The good news is that nine in 10 American Jews are Zionists. The bad news is that only a third of American Jews say they’re Zionists.

The data come from a survey by the Jewish Federations of North America, whose chief impact officer, Mimi Kravetz, recently wrote in JTA that the seeming contradiction comes down to “how Jews today understand what the term ‘Zionism’ means.”

According to Kravetz: “Only about a third of Jews believe that the definition of Zionism stops at Jewish self-determination. Many believe the term also means supporting the policies, decisions, and actions of the Israeli government, including actions they strongly disagree with. Others believe it entails claiming exclusive Jewish rights to the West Bank and/or Gaza, endorsing inequality between Jews and Palestinians, or embracing specific political ideologies.”

In other words, a great many Zionists don’t know they’re Zionists. Kravetz says that when you ask the specific question of whether they support Israel’s right to exist as a Jewish state, most everyone says yes. That, of course, makes them Zionists. The bloated interpretations of Zionism are more often than not the result of anti-Zionist projection.

Is this as bad as it sounds? It is. There’s an argument to be made, but it should be discarded, that the important thing is that American Jews are Zionists by definition regardless of what they call it in various peer settings. Jews are a minority, and the foundational biases against Israel in the media and academia mean that anti-Zionists have a built-in advantage in shaping narratives, so they can expect to be outvoted in such debates. And while anti-Zionism is rigidly enforced in progressive institutions, it is not, by and large, colonizing the minds of Jews: 70 percent said they felt emotionally attached to Israel, according to JFNA.

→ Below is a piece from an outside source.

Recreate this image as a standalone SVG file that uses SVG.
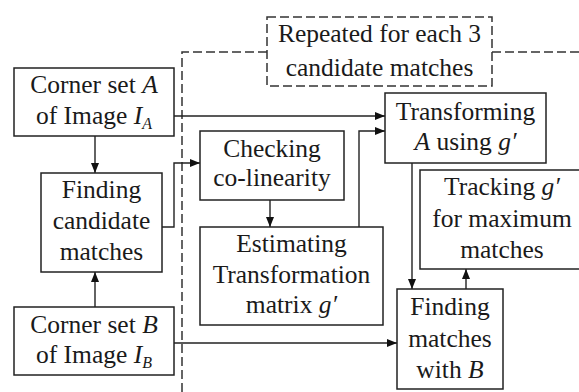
<svg xmlns="http://www.w3.org/2000/svg" width="579" height="392" viewBox="0 0 579 392">
  <style>
    .box { fill: #fff; stroke: #222; stroke-width: 1.5; }
    .lbl { font-family: 'Liberation Serif', Tinos, 'Times New Roman', 'DejaVu Serif', serif; font-size: 25.5px; fill: #1a1a1a; text-anchor: middle; }
    .it { font-style: italic; }
    .sub { font-style: italic; font-size: 16px; }
    .edge { fill: none; stroke: #222; stroke-width: 1.4; }
    .dash { fill: none; stroke: #333; stroke-width: 1.5; stroke-dasharray: 9 4; }
  </style>
  <defs>
    <marker id="arrow" viewBox="0 0 10 8" refX="10" refY="4" markerWidth="10" markerHeight="8" markerUnits="userSpaceOnUse" orient="auto">
      <path d="M0,0 L10,4 L0,8 z" fill="#111"/>
    </marker>
  </defs>
  <rect width="579" height="392" fill="#fff"/>

  <!-- repeated region boundary -->
  <g id="loop-region">
    <path class="dash" d="M182,392 V52 H267"/>
    <path class="dash" d="M492,52 H579"/>
    <rect class="dash" x="267" y="17" width="225" height="69"/>
    <text class="lbl" x="379.5" y="42">Repeated for each 3</text>
    <text class="lbl" x="379.5" y="76">candidate matches</text>
  </g>

  <g id="connectors">
    <path class="edge" d="M174,116 H385" marker-end="url(#arrow)"/>
    <path class="edge" d="M95,136 V173" marker-end="url(#arrow)"/>
    <path class="edge" d="M95,307 V272" marker-end="url(#arrow)"/>
    <path class="edge" d="M162,227 H174 V163 H200" marker-end="url(#arrow)"/>
    <path class="edge" d="M270,200 V227" marker-end="url(#arrow)"/>
    <path class="edge" d="M359,227 V131 H385" marker-end="url(#arrow)"/>
    <path class="edge" d="M412,163 V289" marker-end="url(#arrow)"/>
    <path class="edge" d="M174,343 H397" marker-end="url(#arrow)"/>
    <path class="edge" d="M466,289 V269" marker-end="url(#arrow)"/>
  </g>

  <g id="corner-a">
    <rect class="box" x="14" y="68" width="160" height="68"/>
    <text class="lbl" x="94" y="93">Corner set <tspan class="it">A</tspan></text>
    <text class="lbl" x="94" y="124">of Image <tspan class="it">I</tspan><tspan class="sub" dy="5">A</tspan></text>
  </g>

  <g id="finding-candidates">
    <rect class="box" x="41" y="173" width="121" height="99"/>
    <text class="lbl" x="101.5" y="198">Finding</text>
    <text class="lbl" x="101.5" y="229">candidate</text>
    <text class="lbl" x="101.5" y="260">matches</text>
  </g>

  <g id="corner-b">
    <rect class="box" x="14" y="307" width="160" height="68"/>
    <text class="lbl" x="94" y="333">Corner set <tspan class="it">B</tspan></text>
    <text class="lbl" x="94" y="363">of Image <tspan class="it">I</tspan><tspan class="sub" dy="5">B</tspan></text>
  </g>

  <g id="checking">
    <rect class="box" x="200" y="131" width="144" height="69"/>
    <text class="lbl" x="272" y="157">Checking</text>
    <text class="lbl" x="272" y="186">co-linearity</text>
  </g>

  <g id="estimating">
    <rect class="box" x="200" y="227" width="183" height="98"/>
    <text class="lbl" x="291.5" y="252">Estimating</text>
    <text class="lbl" x="291.5" y="283">Transformation</text>
    <text class="lbl" x="291.5" y="313">matrix <tspan class="it">g′</tspan></text>
  </g>

  <g id="transforming">
    <rect class="box" x="385" y="93" width="161" height="70"/>
    <text class="lbl" x="465.5" y="120">Transforming</text>
    <text class="lbl" x="465.5" y="150"><tspan class="it">A</tspan> using <tspan class="it">g′</tspan></text>
  </g>

  <g id="tracking">
    <rect class="box" x="420" y="170" width="162" height="99"/>
    <text class="lbl" x="502" y="195">Tracking <tspan class="it">g′</tspan></text>
    <text class="lbl" x="502" y="227">for maximum</text>
    <text class="lbl" x="502" y="258">matches</text>
  </g>

  <g id="finding-matches">
    <rect class="box" x="397" y="289" width="106" height="100"/>
    <text class="lbl" x="450" y="315">Finding</text>
    <text class="lbl" x="450" y="347">matches</text>
    <text class="lbl" x="450" y="378">with <tspan class="it">B</tspan></text>
  </g>
</svg>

Further, says Kravetz, the Jewish world’s actions during the war correspond with the more optimistic numbers in the survey: “Across differences in politics and ideology, Jews came together to advocate for the release of the hostages, support their families, and stand with Israelis in moments of profound grief and uncertainty. That shared commitment did not require uniformity or the suspension of concerns — only a willingness to act together around what people broadly agreed on: Israel’s future and care for its people.”

But there are two ways to understand the self-identification disparity, and neither should be sugarcoated. The first is that, in the public debate over the term “Zionism,” the truth is getting clobbered and even Zionists don’t know what Zionism is anymore. The second is that Jews know they’re Zionists but don’t want to say so.

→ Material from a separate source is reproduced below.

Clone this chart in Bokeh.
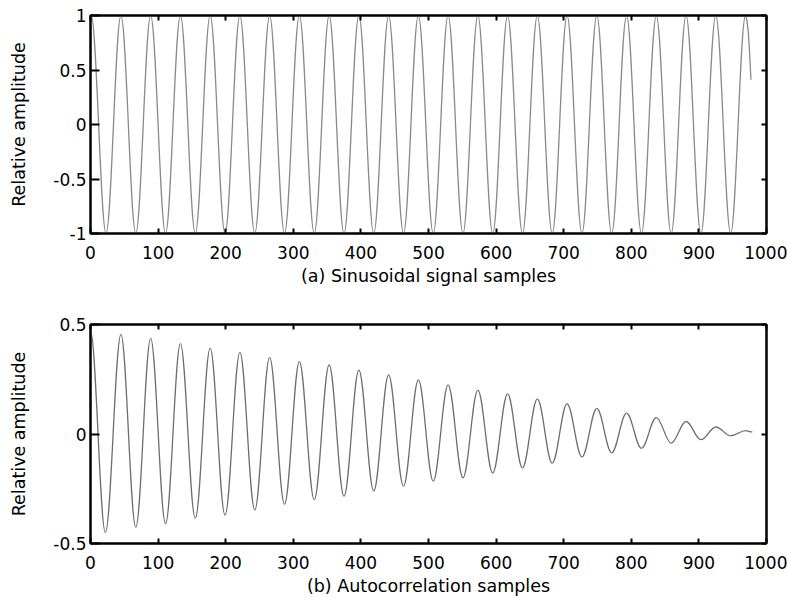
import numpy as np
from bokeh.plotting import figure
from bokeh.models import ColumnDataSource, LinearAxis, FixedTicker, Range1d
from bokeh.layouts import column
from bokeh.embed import file_html
from bokeh.resources import INLINE

# ---------------- data ----------------
x_ticks = [0, 100, 200, 300, 400, 500, 600, 700, 800, 900, 1000]
sig_yticks = [-1, -0.5, 0, 0.5, 1]
sig_ylabels = {-1: "-1", -0.5: "-0.5", 0: "0", 0.5: "0.5", 1: "1"}
acf_yticks = [-0.5, 0, 0.5]
acf_ylabels = {-0.5: "-0.5", 0: "0", 0.5: "0.5"}

# (a) sinusoidal signal: sample index and value at each extremum
sig_ext_x = [1, 23, 45, 67, 89, 111, 133, 155, 177, 199, 221, 243, 265, 287, 309,
             331, 353, 375, 397, 419, 441, 463, 485, 507, 529, 551, 573, 595, 617,
             639, 661, 683, 705, 727, 749, 771, 793, 815, 837, 859, 881, 903, 925,
             947, 969]
sig_ext_y = [1.0, -1.0, 1.0, -1.0, 1.0, -1.0, 1.0, -1.0, 1.0, -1.0, 1.0, -1.0, 1.0,
             -1.0, 1.0, -1.0, 1.0, -1.0, 1.0, -1.0, 1.0, -1.0, 1.0, -1.0, 1.0, -1.0,
             1.0, -1.0, 1.0, -1.0, 1.0, -1.0, 1.0, -1.0, 1.0, -1.0, 1.0, -1.0, 1.0,
             -1.0, 1.0, -1.0, 1.0, -1.0, 1.0]
# last samples after the final peak
sig_tail_x = [969, 971, 973, 975, 977]
sig_tail_y = [1.0, 0.96, 0.85, 0.66, 0.41]

# (b) autocorrelation: lag and value at each extremum
acf_ext_x = [0, 22, 45, 67, 89, 111, 133, 155, 177, 199, 221, 243, 265, 287, 309,
             331, 353, 375, 397, 419, 441, 463, 485, 507, 529, 551, 573, 595, 617,
             639, 661, 683, 705, 727, 749, 771, 793, 815, 837, 859, 881, 903, 925,
             947, 969, 979]
acf_ext_y = [0.47, -0.45, 0.455, -0.425, 0.437, -0.41, 0.413, -0.385, 0.392, -0.37,
             0.373, -0.347, 0.35, -0.32, 0.33, -0.30, 0.315, -0.284, 0.292, -0.26,
             0.27, -0.238, 0.247, -0.215, 0.224, -0.20, 0.20, -0.178, 0.183, -0.155,
             0.16, -0.133, 0.138, -0.105, 0.117, -0.086, 0.095, -0.065, 0.075, -0.042,
             0.057, -0.026, 0.032, -0.008, 0.015, 0.01]

FONT = "DejaVu Sans"


def half_waves(xs, ys, k=0.36):
    x0 = np.array(xs[:-1], float)
    x1 = np.array(xs[1:], float)
    y0 = np.array(ys[:-1], float)
    y1 = np.array(ys[1:], float)
    dx = x1 - x0
    return ColumnDataSource(dict(x0=x0, y0=y0, x1=x1, y1=y1,
                                 cx0=x0 + k * dx, cy0=y0,
                                 cx1=x1 - k * dx, cy1=y1))


def style_axis(ax, ticks, labels=None, tick_in=5, show_labels=True):
    ax.ticker = FixedTicker(ticks=ticks)
    ax.minor_tick_line_color = None
    ax.major_tick_in = tick_in
    ax.major_tick_out = 0
    ax.major_tick_line_width = 2
    ax.major_tick_line_color = "black"
    ax.axis_line_width = 2
    ax.axis_line_color = "black"
    if labels is not None:
        ax.major_label_overrides = labels
    if show_labels:
        ax.major_label_text_font = FONT
        ax.major_label_text_font_size = "17px"
        ax.major_label_text_color = "black"
    else:
        ax.major_label_text_color = None
        ax.major_label_text_font_size = "1px"
        ax.major_label_standoff = 0


def make_fig(height, btop, bbottom, yr, yticks, ylabels, xlabel, label_standoff):
    p = figure(width=787, height=height, x_range=Range1d(0, 1000),
               y_range=Range1d(*yr), output_backend="svg", toolbar_location=None,
               min_border_left=90, min_border_right=21, min_border_top=btop,
               min_border_bottom=bbottom)
    p.grid.visible = False
    p.outline_line_color = "black"
    p.outline_line_width = 2
    p.background_fill_color = "white"
    p.border_fill_color = "white"

    xa = p.xaxis[0]
    style_axis(xa, x_ticks, tick_in=5)
    xa.major_label_standoff = 12
    xa.axis_label = xlabel
    xa.axis_label_standoff = label_standoff
    xa.axis_label_text_font = FONT
    xa.axis_label_text_font_size = "17.5px"
    xa.axis_label_text_font_style = "normal"
    xa.axis_label_text_color = "black"

    ya = p.yaxis[0]
    style_axis(ya, yticks, ylabels, tick_in=9)
    ya.major_label_standoff = 4
    ya.axis_label = "Relative amplitude"
    ya.axis_label_standoff = 21
    ya.axis_label_text_font = FONT
    ya.axis_label_text_font_size = "17.5px"
    ya.axis_label_text_font_style = "normal"
    ya.axis_label_text_color = "black"

    top = LinearAxis()
    style_axis(top, x_ticks, show_labels=False)
    p.add_layout(top, "above")
    right = LinearAxis()
    style_axis(right, yticks, show_labels=False)
    p.add_layout(right, "right")
    return p


p1 = make_fig(300, 15, 67, (-1, 1), sig_yticks, sig_ylabels,
              "(a) Sinusoidal signal samples", 4)
p1.bezier(x0="x0", y0="y0", x1="x1", y1="y1", cx0="cx0", cy0="cy0",
          cx1="cx1", cy1="cy1", source=half_waves(sig_ext_x, sig_ext_y),
          line_color="#8a8a8a", line_width=1.3)
p1.line(sig_tail_x, sig_tail_y, line_color="#8a8a8a", line_width=1.3)

p2 = make_fig(298, 24, 54, (-0.5, 0.5), acf_yticks, acf_ylabels,
              "(b) Autocorrelation samples", 4)
p2.bezier(x0="x0", y0="y0", x1="x1", y1="y1", cx0="cx0", cy0="cy0",
          cx1="cx1", cy1="cy1", source=half_waves(acf_ext_x, acf_ext_y),
          line_color="#6e6e6e", line_width=1.3)

layout = column(p1, p2)
open("out.html", "w").write(file_html(layout, INLINE))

That this is “bad for the Jews” strikes me as obvious—both options show that anti-Semitism is surging, just to different degrees. A crisis of self-identification, furthermore, is necessarily a crisis of self-education. Every Jewish institution in the country should be asking itself what it is doing to reverse the plummeting understanding of Zionism in America.

I think we also should acknowledge that such trends are catastrophic for wider American society—as they would be for any society. America is historically a Zionistic nation—unusually so, when compared to the rest of the world. Further, anti-Zionism and anti-Americanism are correlated: All you have to do is listen to the self-proclaimed anti-Zionists talk about America and you will hear a plain hatred for the United States as well. Why should Americans concede the intellectual playing field to those who fervently hate it and call for its destruction?

One more point: If most Jews know they are Zionists but say otherwise in public, the anti-Zionists have succeeded in pushing the truth underground. Again, these anti-Zionists continue to set the terms of the debate in America’s educational institutions, which means both Jews and non-Jews are being taught to “speak Bolshevik,” as scholars of Soviet authoritarianism like Stephen Kotkin have termed it. In such an atmosphere, self-preservation requires following a very specific speech code, one that penalizes honesty and the pursuit of truth.

That isn’t a problem that only Jews should care about. Yet again the Jews are an early warning system that society ignores at its peril.